Stated exercise :: Reproduce the data exactly and drop any pictures it holds.
── Supplied material
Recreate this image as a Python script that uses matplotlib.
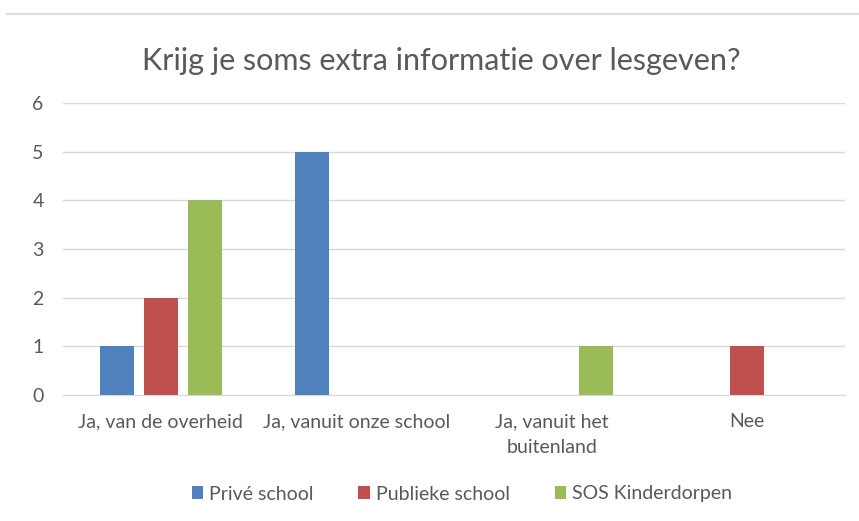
import matplotlib
matplotlib.use("Agg")
import matplotlib.pyplot as plt
import numpy as np
from matplotlib.lines import Line2D

categories = ["Ja, van de overheid", "Ja, vanuit onze school", "Ja, vanuit het\nbuitenland", "Nee"]
series_names = ["Privé school", "Publieke school", "SOS Kinderdorpen"]
prive = [1, 5, 0, 0]
publiek = [2, 0, 0, 1]
sos = [4, 0, 1, 0]
colors = ["#4f81bd", "#c0504d", "#9bbb59"]
title = "Krijg je soms extra informatie over lesgeven?"

plt.rcParams['font.family'] = ['Lato', 'DejaVu Sans']

fig = plt.figure(figsize=(8.59, 5.21), dpi=100)
ax = fig.add_axes([63/859, 1-395/521, (845-63)/859, (395-103)/521])

x = np.arange(len(categories))
w = 0.174
off = 0.225
for i, (vals, name, c) in enumerate(zip([prive, publiek, sos], series_names, colors)):
    ax.bar(x + (i-1)*off, vals, width=w, color=c, label=name, zorder=3)

ax.set_xlim(-0.5, len(categories)-0.5)
ax.set_ylim(0, 6)
ax.set_yticks(range(0, 7))
ax.grid(axis='y', color='#d9d9d9', linewidth=1, zorder=0)
for s in ['top', 'right', 'left']:
    ax.spines[s].set_visible(False)
ax.spines['bottom'].set_color('#d9d9d9')
ax.tick_params(axis='both', length=0, labelsize=14, colors='#595959')
ax.tick_params(axis='x', pad=13)
ax.tick_params(axis='y', pad=14)
ax.set_xticks(x)
ax.set_xticklabels(categories, linespacing=1.65)
for lbl in ax.get_yticklabels():
    lbl.set_horizontalalignment('right')

fig.text(441/859, 1-61/521, title, ha='center', va='center', fontsize=22, color='#595959')

leg = ax.legend(loc='center', bbox_to_anchor=((462-63)/782, (395-494)/292), ncol=3, frameon=False,
                fontsize=14, handlelength=0.6, handleheight=0.6, handletextpad=0.3,
                columnspacing=2.3, labelcolor='#595959')

fig.add_artist(Line2D([7/859, 1], [1-14/521, 1-14/521], color='#dcdcdc', linewidth=1.5))

fig.savefig("out.png", dpi=100, facecolor='white')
────
Task output ::
Recreate this image as a Python script that uses matplotlib.
import matplotlib
matplotlib.use("Agg")
import matplotlib.pyplot as plt
import numpy as np
from matplotlib.lines import Line2D

categories = ["Ja, van de overheid", "Ja, vanuit onze school", "Ja, vanuit het\nbuitenland", "Nee"]
series_names = ["Privé school", "Publieke school", "SOS Kinderdorpen"]
prive = [1, 5, 0, 0]
publiek = [2, 0, 0, 1]
sos = [4, 0, 1, 0]
colors = ["#4f81bd", "#c0504d", "#9bbb59"]
title = "Krijg je soms extra informatie over lesgeven?"

plt.rcParams['font.family'] = ['Lato', 'DejaVu Sans']

fig = plt.figure(figsize=(8.59, 5.21), dpi=100)
ax = fig.add_axes([63/859, 1-395/521, (845-63)/859, (395-103)/521])

x = np.arange(len(categories))
w = 0.174
off = 0.225
for i, (vals, name, c) in enumerate(zip([prive, publiek, sos], series_names, colors)):
    ax.bar(x + (i-1)*off, vals, width=w, color=c, label=name, zorder=3)

ax.set_xlim(-0.5, len(categories)-0.5)
ax.set_ylim(0, 6)
ax.set_yticks(range(0, 7))
ax.grid(axis='y', color='#d9d9d9', linewidth=1, zorder=0)
for s in ['top', 'right', 'left']:
    ax.spines[s].set_visible(False)
ax.spines['bottom'].set_color('#d9d9d9')
ax.tick_params(axis='both', length=0, labelsize=14, colors='#595959')
ax.tick_params(axis='x', pad=13)
ax.tick_params(axis='y', pad=14)
ax.set_xticks(x)
ax.set_xticklabels(categories, linespacing=1.65)
for lbl in ax.get_yticklabels():
    lbl.set_horizontalalignment('right')

fig.text(441/859, 1-61/521, title, ha='center', va='center', fontsize=22, color='#595959')

leg = ax.legend(loc='center', bbox_to_anchor=((462-63)/782, (395-494)/292), ncol=3, frameon=False,
                fontsize=14, handlelength=0.6, handleheight=0.6, handletextpad=0.3,
                columnspacing=2.3, labelcolor='#595959')

fig.add_artist(Line2D([7/859, 1], [1-14/521, 1-14/521], color='#dcdcdc', linewidth=1.5))

fig.savefig("out.png", dpi=100, facecolor='white')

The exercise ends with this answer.